Written exercise: Write out the records that appear below, verbatim and complete, but without pictures.

Raw records:

• • • • •

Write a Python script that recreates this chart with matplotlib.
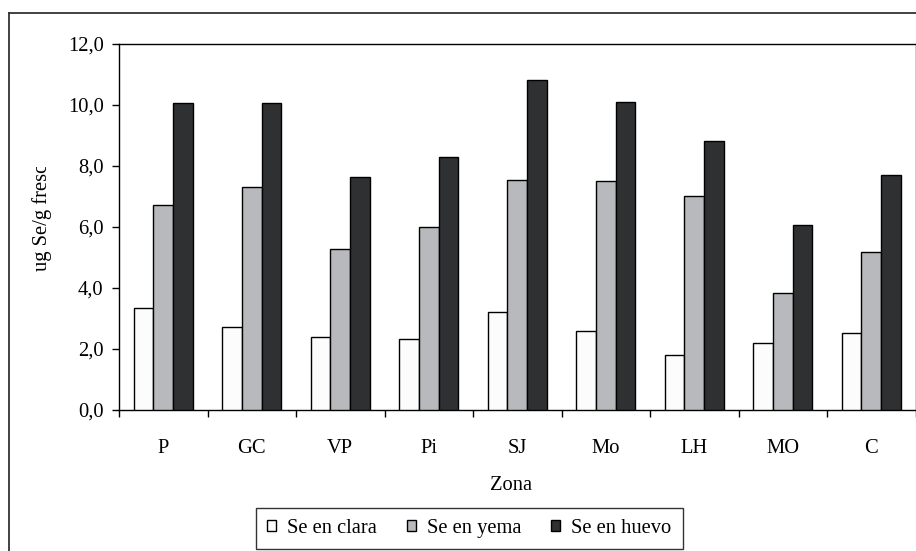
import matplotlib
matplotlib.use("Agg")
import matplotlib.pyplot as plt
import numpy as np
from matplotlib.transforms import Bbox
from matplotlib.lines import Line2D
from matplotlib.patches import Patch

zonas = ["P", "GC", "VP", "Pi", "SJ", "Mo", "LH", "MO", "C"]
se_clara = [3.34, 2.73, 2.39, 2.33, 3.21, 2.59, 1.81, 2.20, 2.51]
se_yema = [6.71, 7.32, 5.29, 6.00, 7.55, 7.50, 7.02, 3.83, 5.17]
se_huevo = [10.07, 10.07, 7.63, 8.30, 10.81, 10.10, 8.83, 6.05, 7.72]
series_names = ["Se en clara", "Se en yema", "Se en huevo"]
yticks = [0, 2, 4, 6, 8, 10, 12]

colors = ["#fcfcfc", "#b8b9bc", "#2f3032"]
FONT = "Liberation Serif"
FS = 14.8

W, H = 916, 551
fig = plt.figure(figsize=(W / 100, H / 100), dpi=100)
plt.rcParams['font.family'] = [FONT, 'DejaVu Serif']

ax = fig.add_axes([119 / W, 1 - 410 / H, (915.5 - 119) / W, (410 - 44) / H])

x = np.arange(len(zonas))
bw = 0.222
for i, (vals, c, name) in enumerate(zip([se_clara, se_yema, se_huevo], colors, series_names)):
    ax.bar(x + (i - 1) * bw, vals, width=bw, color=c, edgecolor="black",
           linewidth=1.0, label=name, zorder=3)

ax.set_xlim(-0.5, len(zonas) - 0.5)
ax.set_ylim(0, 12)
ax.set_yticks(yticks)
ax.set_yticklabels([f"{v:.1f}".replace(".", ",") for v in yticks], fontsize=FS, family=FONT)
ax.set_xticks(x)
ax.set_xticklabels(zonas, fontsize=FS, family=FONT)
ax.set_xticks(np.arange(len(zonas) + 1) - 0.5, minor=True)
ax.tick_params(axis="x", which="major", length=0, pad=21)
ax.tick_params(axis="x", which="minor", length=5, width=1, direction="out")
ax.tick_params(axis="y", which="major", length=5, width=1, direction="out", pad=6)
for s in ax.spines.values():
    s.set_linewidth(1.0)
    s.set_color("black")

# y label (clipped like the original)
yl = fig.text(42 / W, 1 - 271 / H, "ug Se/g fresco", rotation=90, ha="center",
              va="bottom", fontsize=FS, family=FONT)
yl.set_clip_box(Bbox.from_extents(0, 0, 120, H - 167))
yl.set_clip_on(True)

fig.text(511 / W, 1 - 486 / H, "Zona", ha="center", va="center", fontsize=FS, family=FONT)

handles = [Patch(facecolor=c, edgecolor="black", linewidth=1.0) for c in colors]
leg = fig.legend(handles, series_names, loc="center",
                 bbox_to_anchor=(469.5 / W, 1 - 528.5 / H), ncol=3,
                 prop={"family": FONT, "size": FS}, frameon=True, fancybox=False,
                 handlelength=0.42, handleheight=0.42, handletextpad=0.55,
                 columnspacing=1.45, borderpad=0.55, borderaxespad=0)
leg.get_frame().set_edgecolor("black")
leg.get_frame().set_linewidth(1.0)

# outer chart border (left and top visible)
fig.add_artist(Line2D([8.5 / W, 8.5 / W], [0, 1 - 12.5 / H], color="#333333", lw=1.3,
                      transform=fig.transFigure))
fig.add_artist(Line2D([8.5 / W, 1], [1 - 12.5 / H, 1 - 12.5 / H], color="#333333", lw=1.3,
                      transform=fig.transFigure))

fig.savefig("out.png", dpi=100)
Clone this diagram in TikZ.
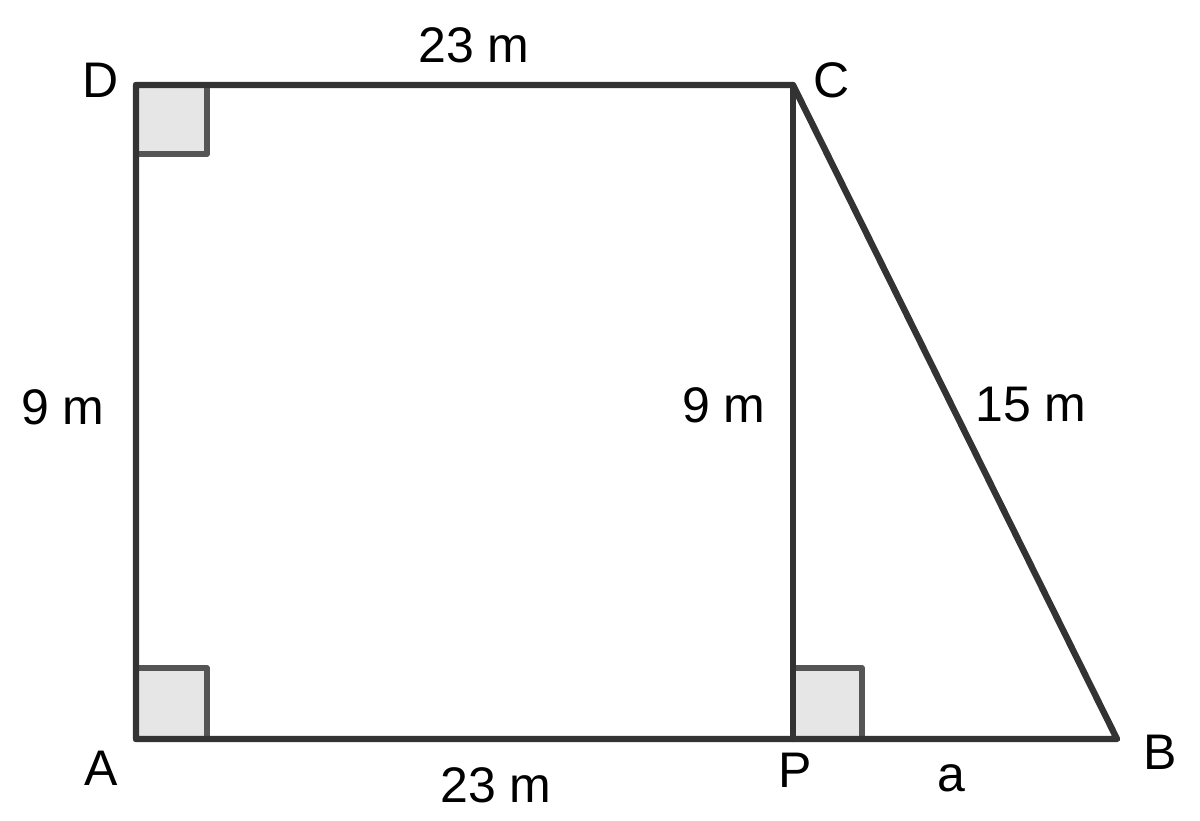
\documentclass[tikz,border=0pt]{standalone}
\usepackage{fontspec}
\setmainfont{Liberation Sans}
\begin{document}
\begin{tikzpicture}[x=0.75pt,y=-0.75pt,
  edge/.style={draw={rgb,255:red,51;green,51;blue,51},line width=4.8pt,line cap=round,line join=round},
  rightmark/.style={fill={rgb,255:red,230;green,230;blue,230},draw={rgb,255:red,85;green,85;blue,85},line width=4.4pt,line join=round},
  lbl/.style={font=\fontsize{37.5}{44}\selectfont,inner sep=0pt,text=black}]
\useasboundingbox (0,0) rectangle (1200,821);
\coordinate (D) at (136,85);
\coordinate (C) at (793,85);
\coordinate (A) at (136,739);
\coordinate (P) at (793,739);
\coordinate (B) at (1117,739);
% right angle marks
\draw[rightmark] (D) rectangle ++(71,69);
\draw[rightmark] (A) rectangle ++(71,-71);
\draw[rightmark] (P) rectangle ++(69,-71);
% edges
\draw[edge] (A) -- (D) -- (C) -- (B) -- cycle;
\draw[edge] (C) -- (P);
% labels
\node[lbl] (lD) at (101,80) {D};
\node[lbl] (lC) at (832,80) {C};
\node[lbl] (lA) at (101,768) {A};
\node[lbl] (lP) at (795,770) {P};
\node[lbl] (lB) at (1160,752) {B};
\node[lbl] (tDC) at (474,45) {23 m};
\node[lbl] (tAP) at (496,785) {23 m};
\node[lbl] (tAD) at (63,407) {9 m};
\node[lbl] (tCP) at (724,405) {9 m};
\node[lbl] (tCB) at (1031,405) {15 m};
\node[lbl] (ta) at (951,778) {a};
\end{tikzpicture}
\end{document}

• • • • •

Answer for this exercise:
Write a Python script that recreates this chart with matplotlib.
import matplotlib
matplotlib.use("Agg")
import matplotlib.pyplot as plt
import numpy as np
from matplotlib.transforms import Bbox
from matplotlib.lines import Line2D
from matplotlib.patches import Patch

zonas = ["P", "GC", "VP", "Pi", "SJ", "Mo", "LH", "MO", "C"]
se_clara = [3.34, 2.73, 2.39, 2.33, 3.21, 2.59, 1.81, 2.20, 2.51]
se_yema = [6.71, 7.32, 5.29, 6.00, 7.55, 7.50, 7.02, 3.83, 5.17]
se_huevo = [10.07, 10.07, 7.63, 8.30, 10.81, 10.10, 8.83, 6.05, 7.72]
series_names = ["Se en clara", "Se en yema", "Se en huevo"]
yticks = [0, 2, 4, 6, 8, 10, 12]

colors = ["#fcfcfc", "#b8b9bc", "#2f3032"]
FONT = "Liberation Serif"
FS = 14.8

W, H = 916, 551
fig = plt.figure(figsize=(W / 100, H / 100), dpi=100)
plt.rcParams['font.family'] = [FONT, 'DejaVu Serif']

ax = fig.add_axes([119 / W, 1 - 410 / H, (915.5 - 119) / W, (410 - 44) / H])

x = np.arange(len(zonas))
bw = 0.222
for i, (vals, c, name) in enumerate(zip([se_clara, se_yema, se_huevo], colors, series_names)):
    ax.bar(x + (i - 1) * bw, vals, width=bw, color=c, edgecolor="black",
           linewidth=1.0, label=name, zorder=3)

ax.set_xlim(-0.5, len(zonas) - 0.5)
ax.set_ylim(0, 12)
ax.set_yticks(yticks)
ax.set_yticklabels([f"{v:.1f}".replace(".", ",") for v in yticks], fontsize=FS, family=FONT)
ax.set_xticks(x)
ax.set_xticklabels(zonas, fontsize=FS, family=FONT)
ax.set_xticks(np.arange(len(zonas) + 1) - 0.5, minor=True)
ax.tick_params(axis="x", which="major", length=0, pad=21)
ax.tick_params(axis="x", which="minor", length=5, width=1, direction="out")
ax.tick_params(axis="y", which="major", length=5, width=1, direction="out", pad=6)
for s in ax.spines.values():
    s.set_linewidth(1.0)
    s.set_color("black")

# y label (clipped like the original)
yl = fig.text(42 / W, 1 - 271 / H, "ug Se/g fresco", rotation=90, ha="center",
              va="bottom", fontsize=FS, family=FONT)
yl.set_clip_box(Bbox.from_extents(0, 0, 120, H - 167))
yl.set_clip_on(True)

fig.text(511 / W, 1 - 486 / H, "Zona", ha="center", va="center", fontsize=FS, family=FONT)

handles = [Patch(facecolor=c, edgecolor="black", linewidth=1.0) for c in colors]
leg = fig.legend(handles, series_names, loc="center",
                 bbox_to_anchor=(469.5 / W, 1 - 528.5 / H), ncol=3,
                 prop={"family": FONT, "size": FS}, frameon=True, fancybox=False,
                 handlelength=0.42, handleheight=0.42, handletextpad=0.55,
                 columnspacing=1.45, borderpad=0.55, borderaxespad=0)
leg.get_frame().set_edgecolor("black")
leg.get_frame().set_linewidth(1.0)

# outer chart border (left and top visible)
fig.add_artist(Line2D([8.5 / W, 8.5 / W], [0, 1 - 12.5 / H], color="#333333", lw=1.3,
                      transform=fig.transFigure))
fig.add_artist(Line2D([8.5 / W, 1], [1 - 12.5 / H, 1 - 12.5 / H], color="#333333", lw=1.3,
                      transform=fig.transFigure))

fig.savefig("out.png", dpi=100)
Clone this diagram in TikZ.
\documentclass[tikz,border=0pt]{standalone}
\usepackage{fontspec}
\setmainfont{Liberation Sans}
\begin{document}
\begin{tikzpicture}[x=0.75pt,y=-0.75pt,
  edge/.style={draw={rgb,255:red,51;green,51;blue,51},line width=4.8pt,line cap=round,line join=round},
  rightmark/.style={fill={rgb,255:red,230;green,230;blue,230},draw={rgb,255:red,85;green,85;blue,85},line width=4.4pt,line join=round},
  lbl/.style={font=\fontsize{37.5}{44}\selectfont,inner sep=0pt,text=black}]
\useasboundingbox (0,0) rectangle (1200,821);
\coordinate (D) at (136,85);
\coordinate (C) at (793,85);
\coordinate (A) at (136,739);
\coordinate (P) at (793,739);
\coordinate (B) at (1117,739);
% right angle marks
\draw[rightmark] (D) rectangle ++(71,69);
\draw[rightmark] (A) rectangle ++(71,-71);
\draw[rightmark] (P) rectangle ++(69,-71);
% edges
\draw[edge] (A) -- (D) -- (C) -- (B) -- cycle;
\draw[edge] (C) -- (P);
% labels
\node[lbl] (lD) at (101,80) {D};
\node[lbl] (lC) at (832,80) {C};
\node[lbl] (lA) at (101,768) {A};
\node[lbl] (lP) at (795,770) {P};
\node[lbl] (lB) at (1160,752) {B};
\node[lbl] (tDC) at (474,45) {23 m};
\node[lbl] (tAP) at (496,785) {23 m};
\node[lbl] (tAD) at (63,407) {9 m};
\node[lbl] (tCP) at (724,405) {9 m};
\node[lbl] (tCB) at (1031,405) {15 m};
\node[lbl] (ta) at (951,778) {a};
\end{tikzpicture}
\end{document}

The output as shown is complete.